Gangs of Wasseypur is a diffuse epic, content to coast around the revenge plot instead of making it the thrust of its narrative – and what the film loses in terms of dramatic power, it gains in texture. (Besides, do we really want Anurag Kashyap to take on a conventional revenge story?) Several scenes touch upon the hero-villain dynamic that drove a lot of the cinema of the eras this film is set in (acknowledged through delightful nods to tropes like the “prison song,” providing the background for a jailbreak), such as the one where Ranadhir Singh attempts to poison the minds of Sardar Khan’s sons, pointing out that their father now lives with Durga, or the other one where the younger son is informed that he cannot go to school anymore because his father has stopped sending money home. Seething at this unfairness, he hurls a brick at Durga’s door, and you think (again, because of how films have trained us) that he will grow up to be like Bachchan in Shakti or Trishul (which is excerpted here), who regarded his father as the villain – but Kashyap is not interested in going there.

He isn’t even interested in showcasing Sardar Khan as a towering figure, someone capable of anchoring all this churn of activity. The man comes off, frankly, as a bit of a clown, a fool who cannot get his fill of women. He’s also unheroically selfish, chasing Durga as his first wife Naghma is harassed by cops. Bajpai is wonderful and the rest of the cast is equally fine, but it’s Richa Chaddha, as Naghma, who walks away with the movie. She has what book critics like to term an author-backed part, and she teeters exquisitely between comedy and drama. She straddles both in a superb scene where she’s about to deliver her first child, just after she has caught her husband in the house of a prostitute. The pain of delivery alternates with her rage at this man who has now crawled back home – we don’t know whether to laugh or cry. Later, she decides it’s better he strays – at least he’ll leave her alone. But she makes sure to feed him well, so he has his strength. “Baahar jaake beizzati mat karaana,” she tells him, like a strict mother instructing a son to perform well in his exams.

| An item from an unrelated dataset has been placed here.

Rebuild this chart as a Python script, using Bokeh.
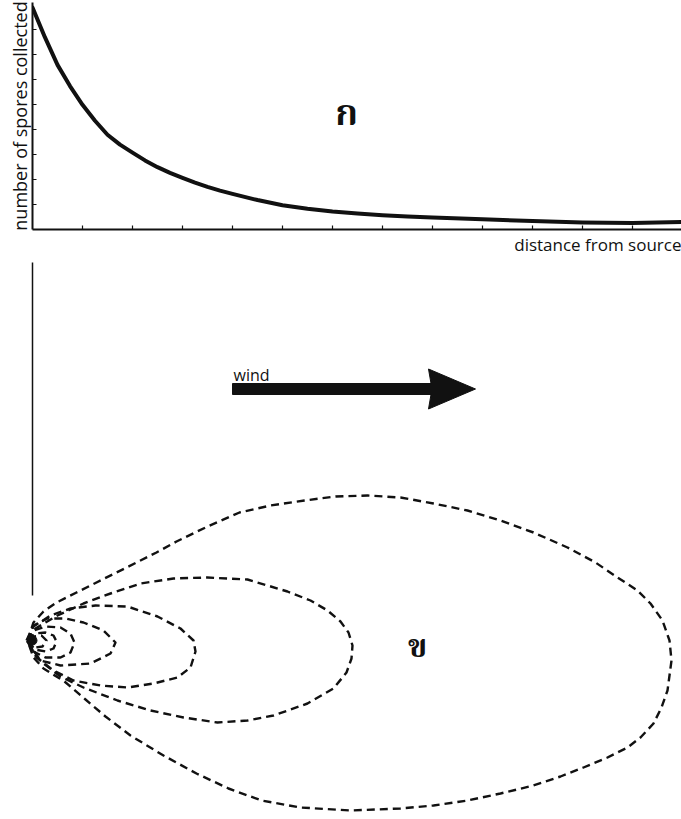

For a film that spans decades, there are no flashy signposts. But for the pattern of a sweater on a scrawny kid, a film song, a movie poster, or Naghma’s graduation from broom to vacuum cleaner, we could be in the same time period. The people stay the same, as does the place, which may be the sole bit of social commentary from Kashyap here – but Gangs of Wasseypur is far too entertaining to be ghettoized as a movie about an issue. It goes after anything and everything in its quest to sweep us through its story, even tongue-in-cheek film references – there’s an homage to Sonny’s horrifically bloody assassination at the toll booth in The Godfather (right down to the giant billboard on the way), and this film’s title probably harks back to Martin Scorsese’s gangland epic set in a long-ago New York. The only major mistake is the end, which looks towards a sequel. I’ll be the first to admit that I may not have the stamina for a five-and-a-half hour film (which is what Wiki tells me), but not knowing how it all ends is almost as frustrating. But perhaps this is only in keeping with the film’s novelistic ambitions. Just as we’d tire of a doorstop of a book and set it aside for later, Kashyap has made us dog-ear his movie.